**EXERCISE AIM**: Quote from the first line below through the line that contains "8.7, 4.3, 0];", both included, and leave the pictures out.
┌─ SUPPLIED DATA
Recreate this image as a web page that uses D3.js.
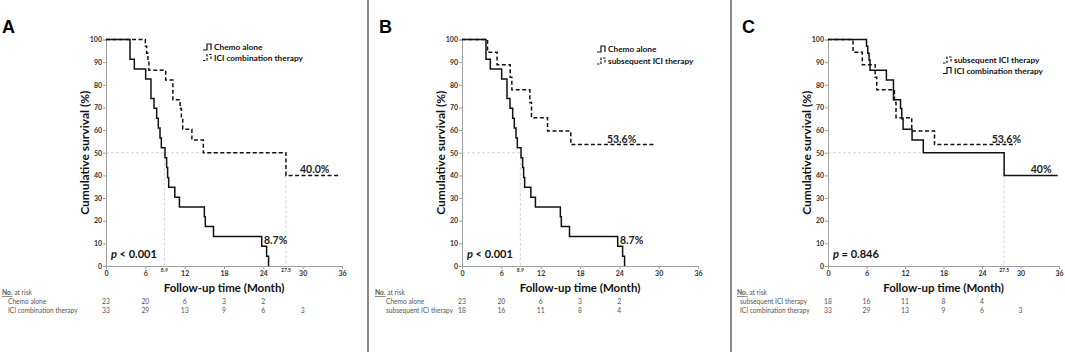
<!DOCTYPE html>
<html>
<head>
<meta charset="utf-8">
<script src="https://cdn.jsdelivr.net/npm/d3@7"></script>
<style>
  body { margin: 0; background: #fff; }
  svg { display: block; font-family: Lato, "Open Sans", sans-serif; }
</style>
</head>
<body>
<div id="chart"></div>
<script>
// --- data ---
const monthTicks = [0, 6, 12, 18, 24, 30, 36];
const survTicks = [0, 10, 20, 30, 40, 50, 60, 70, 80, 90, 100];

// Chemo alone (n = 23)
const chemoTime = [0, 3.66, 4.32, 6.05, 6.86, 7.32, 7.73, 7.98, 8.24, 8.44, 9.0, 9.25, 9.4, 9.56, 10.5, 11.2, 15.0, 15.15, 16.4, 23.75, 24.5, 24.8];
const chemoSurv = [100, 91.3, 87.0, 82.6, 73.9, 69.6, 65.2, 60.9, 56.5, 52.2, 47.8, 43.5, 39.1, 34.8, 30.4, 26.1, 21.7, 17.4, 13.0, 8.7, 4.3, 0];

// ICI combination therapy (n = 33)
const comboTime = [0, 6.0, 6.2, 6.4, 6.55, 9.1, 10.2, 11.3, 11.5, 11.7, 13.1, 14.85, 27.45, 35.8];
const comboSurv = [100, 97.0, 93.9, 90.9, 86.4, 82.1, 73.4, 69.5, 65.0, 60.4, 55.6, 50.0, 40.0, 40.0];

// subsequent ICI therapy (n = 18)
const subseqTime = [0, 3.9, 5.35, 7.35, 7.6, 10.35, 10.6, 13.05, 16.6, 29.3];
const subseqSurv = [100, 94.4, 88.9, 83.3, 77.8, 72.2, 65.5, 59.6, 53.6, 53.6];

// numbers at risk at 0, 6, 12, 18, 24, 30 months
const riskChemo = [23, 20, 6, 3, 2, null];
const riskCombo = [33, 29, 13, 9, 6, 3];
const riskSubseq = [18, 16, 11, 8, 4, null];

const panelLetters = ["A", "B", "C"];
const pValues = ["< 0.001", "< 0.001", "= 0.846"];

function zipCurve(t, s) { return t.map((d, i) => ({t: d, s: s[i]})); }

const chemo = {name: "Chemo alone", pts: zipCurve(chemoTime, chemoSurv), risk: riskChemo};
const combo = {name: "ICI combination therapy", pts: zipCurve(comboTime, comboSurv), risk: riskCombo};
const subseq = {name: "subsequent ICI therapy", pts: zipCurve(subseqTime, subseqSurv), risk: riskSubseq};

// layout per panel
const panels = [
  {letter: 0, lx: 2, x0: 106, x1: 342, curves: [[chemo, false], [combo, true]],
   medH: 27.45, medV: [[8.9, 50, "8.9"], [27.45, 40, "27.5"]],
   ends: [[chemo, "8.7%", 24.1, 8.7], [combo, "40.0%", 29.6, 40]],
   leg: {x: 203, y: 47, dy: 10.5}, tableX: 2, rowX: 8},
  {letter: 1, lx: 379, x0: 462, x1: 698, curves: [[chemo, false], [subseq, true]],
   medH: 8.9, medV: [[8.9, 50, "8.9"]],
   ends: [[chemo, "8.7%", 24.1, 8.7], [subseq, "53.6%", 22.1, 53.6]],
   leg: {x: 597, y: 49, dy: 12}, tableX: 375, rowX: 386},
  {letter: 2, lx: 742, x0: 828, x1: 1059, curves: [[subseq, true], [combo, false]],
   medH: 14.85, medV: [[27.45, 40, "27.5"]],
   ends: [[subseq, "53.6%", 25.5, 53.6], [combo, "40%", 31.6, 40]],
   leg: {x: 943, y: 60, dy: 10.5}, tableX: 737, rowX: 740}
];

const W = 1065, H = 354;
const yTop = 39.5, yBot = 266;

const svg = d3.select("#chart").append("svg")
  .attr("width", W)
  .attr("height", H);

// panel separators
[368, 731].forEach(x => {
  svg.append("line")
    .attr("x1", x).attr("x2", x)
    .attr("y1", 0).attr("y2", 352)
    .attr("stroke", "#8a8a8a")
    .attr("stroke-width", 2);
});

panels.forEach(p => {
  let g = svg.append("g");

  let x = d3.scaleLinear().domain([0, 36]).range([p.x0, p.x1]);
  let y = d3.scaleLinear().domain([0, 100]).range([yBot, yTop]);

  // panel letter
  g.append("text")
    .attr("x", p.lx).attr("y", 33)
    .style("font-family", "Liberation Sans, Arial, sans-serif")
    .style("font-size", "18px")
    .style("font-weight", "bold")
    .text(panelLetters[p.letter]);

  // median guide lines
  g.append("line")
    .attr("x1", x(0)).attr("x2", x(p.medH))
    .attr("y1", y(50)).attr("y2", y(50))
    .attr("stroke", "#c8c8c8").attr("stroke-width", 0.8)
    .attr("stroke-dasharray", "3,2");
  p.medV.forEach(m => {
    g.append("line")
      .attr("x1", x(m[0])).attr("x2", x(m[0]))
      .attr("y1", y(m[1])).attr("y2", y(0))
      .attr("stroke", "#c8c8c8").attr("stroke-width", 0.8)
      .attr("stroke-dasharray", "3,2");
    g.append("text")
      .attr("x", x(m[0])).attr("y", 272)
      .attr("text-anchor", "middle")
      .style("font-size", "5px")
      .style("font-weight", "bold")
      .attr("fill", "#333")
      .text(m[2]);
  });

  // axes
  let yAxis = d3.axisLeft(y).tickValues(survTicks).tickSize(3).tickPadding(1);
  let xAxis = d3.axisBottom(x).tickValues(monthTicks).tickSize(3).tickPadding(2);

  let ya = g.append("g").attr("transform", `translate(${p.x0},0)`).call(yAxis);
  let xa = g.append("g").attr("transform", `translate(0,${yBot})`).call(xAxis);
  [ya, xa].forEach(a => {
    a.select(".domain").attr("stroke", "#a0a0a0");
    a.selectAll(".tick line").attr("stroke", "#a0a0a0");
    a.selectAll(".tick text")
      .attr("fill", "#333")
      .style("font-family", "Lato, sans-serif")
      .style("font-size", "7px")
      .style("font-weight", "bold");
  });

  // axis titles
  g.append("text")
    .attr("transform", `translate(${p.x0 - 17},${(yTop + yBot) / 2}) rotate(-90)`)
    .attr("text-anchor", "middle")
    .style("font-size", "12px")
    .style("font-weight", "bold")
    .attr("fill", "#111")
    .text("Cumulative survival (%)");

  g.append("text")
    .attr("x", (p.x0 + p.x1) / 2).attr("y", 292)
    .attr("text-anchor", "middle")
    .style("font-size", "11.5px")
    .style("font-weight", "bold")
    .attr("fill", "#111")
    .text("Follow-up time (Month)");

  // KM curves
  let line = d3.line()
    .x(d => x(d.t))
    .y(d => y(d.s))
    .curve(d3.curveStepAfter);

  p.curves.forEach(c => {
    g.append("path")
      .datum(c[0].pts)
      .attr("d", line)
      .attr("fill", "none")
      .attr("stroke", "#111")
      .attr("stroke-width", 1.5)
      .attr("stroke-dasharray", c[1] ? "4,2.5" : null);
  });

  // end-of-curve labels
  p.ends.forEach(e => {
    g.append("text")
      .attr("x", x(e[2])).attr("y", y(e[3]) - 2)
      .style("font-size", "10.5px")
      .style("font-weight", "bold")
      .attr("fill", "#222")
      .text(e[1]);
  });

  // p value
  let pt = g.append("text")
    .attr("x", x(0) + 5).attr("y", 258)
    .style("font-size", "11px")
    .style("font-weight", "bold")
    .attr("fill", "#111");
  pt.append("tspan").style("font-style", "italic").text("p");
  pt.append("tspan").text(" " + pValues[p.letter]);

  // legend
  p.curves.forEach((c, i) => {
    let ly = p.leg.y + i * p.leg.dy;
    g.append("path")
      .attr("d", `M${p.leg.x},${ly + 3} h4 v-6 h4 v6`)
      .attr("fill", "none")
      .attr("stroke", "#111")
      .attr("stroke-width", 1.2)
      .attr("stroke-dasharray", c[1] ? "2.5,1.5" : null);
    g.append("text")
      .attr("x", p.leg.x + 11).attr("y", ly + 3)
      .style("font-size", "8.3px")
      .style("font-weight", "bold")
      .attr("fill", "#111")
      .text(c[0].name);
  });

  // number at risk table
  let head = g.append("text")
    .attr("x", p.tableX).attr("y", 295)
    .style("font-size", "6.7px")
    .attr("fill", "#555");
  head.append("tspan").style("text-decoration", "underline").style("font-weight", "bold").text("No.");
  head.append("tspan").text(" at risk");

  p.curves.forEach((c, i) => {
    let ry = 304 + i * 9;
    g.append("text")
      .attr("x", p.rowX).attr("y", ry)
      .style("font-size", "6.6px")
      .attr("fill", "#555")
      .text(c[0].name);
    g.selectAll(null)
      .data(c[0].risk.map((v, k) => ({v: v, t: monthTicks[k]})).filter(d => d.v !== null))
      .enter()
      .append("text")
      .attr("x", d => x(d.t))
      .attr("y", ry)
      .attr("text-anchor", "middle")
      .style("font-size", "6.8px")
      .attr("fill", "#555")
      .text(d => d.v);
  });
});
</script>
</body>
</html>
└─
**PROBLEM SOLUTION**:
Recreate this image as a web page that uses D3.js.
<!DOCTYPE html>
<html>
<head>
<meta charset="utf-8">
<script src="https://cdn.jsdelivr.net/npm/d3@7"></script>
<style>
  body { margin: 0; background: #fff; }
  svg { display: block; font-family: Lato, "Open Sans", sans-serif; }
</style>
</head>
<body>
<div id="chart"></div>
<script>
// --- data ---
const monthTicks = [0, 6, 12, 18, 24, 30, 36];
const survTicks = [0, 10, 20, 30, 40, 50, 60, 70, 80, 90, 100];

// Chemo alone (n = 23)
const chemoTime = [0, 3.66, 4.32, 6.05, 6.86, 7.32, 7.73, 7.98, 8.24, 8.44, 9.0, 9.25, 9.4, 9.56, 10.5, 11.2, 15.0, 15.15, 16.4, 23.75, 24.5, 24.8];
const chemoSurv = [100, 91.3, 87.0, 82.6, 73.9, 69.6, 65.2, 60.9, 56.5, 52.2, 47.8, 43.5, 39.1, 34.8, 30.4, 26.1, 21.7, 17.4, 13.0, 8.7, 4.3, 0];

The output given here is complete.